Implementation Considerations
- Computational Complexity: Efficient parallel training is critical; naive recurrent implementation is infeasible for large-scale pretraining.
- Memory Usage: UQ-KV cache management is essential for scalable inference.
- Parameter Efficiency: CASTLE achieves improvements without increasing parameter count, and in some configurations, with fewer parameters than baseline.
- Integration: CASTLE can be integrated into existing Transformer architectures with minimal changes to non-attention components.
Theoretical and Practical Implications
CASTLE demonstrates that dynamic key updates in causal attention can substantially improve global context modeling and downstream performance, without violating autoregressive constraints. This has implications for the design of future autoregressive models, suggesting that static key representations are a limiting factor for both pretraining and downstream generalization.
The mathematical equivalence enabling parallel training is a significant technical contribution, making CASTLE practical for large-scale deployment. The approach may be extensible to other modalities (e.g., vision, audio) and to architectures beyond standard Transformers.
Future Directions
- Ratio Optimization: Exploring optimal ratios of causal to lookahead keys.
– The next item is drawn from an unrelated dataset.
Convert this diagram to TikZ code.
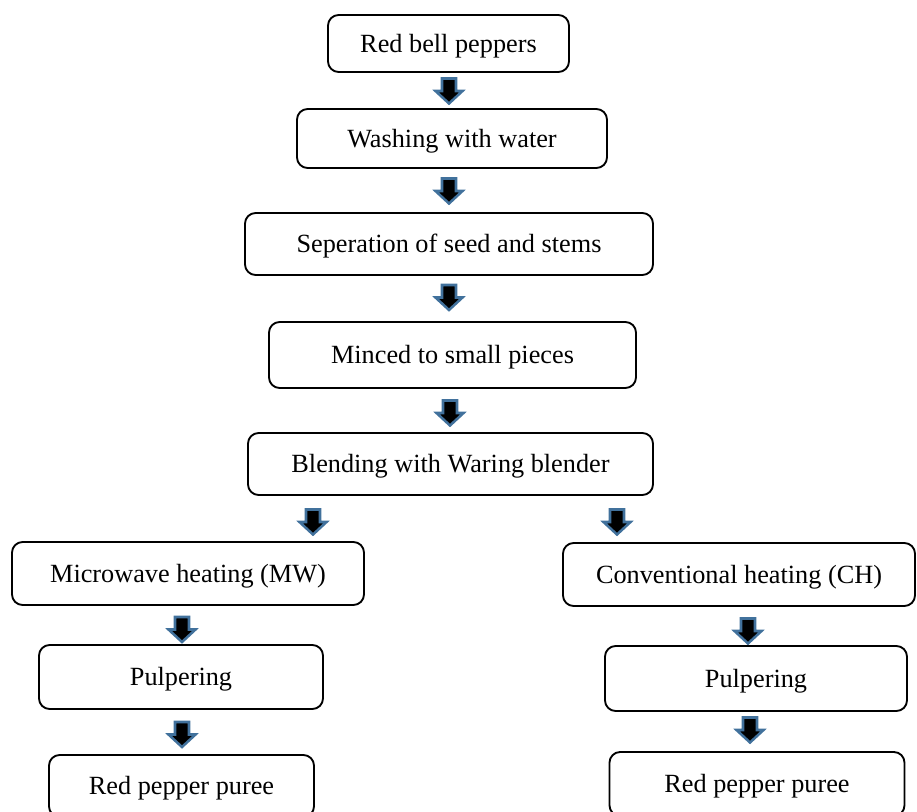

- Lookahead Values: Investigating dynamic value updates for further gains.
- Scaling: Application to even larger models and longer context windows.
- Modalities: Extension to non-text domains and multi-modal architectures.
- Theoretical Analysis: Formal characterization of expressivity and generalization improvements.
Conclusion
CASTLE introduces a principled modification to causal attention, enabling dynamic key updates that enhance global context modeling while preserving autoregressiveness. The mechanism is shown to be both theoretically sound and practically efficient, yielding consistent improvements in LLMing and downstream tasks. The results suggest that evolving key representations are a promising direction for future autoregressive model design.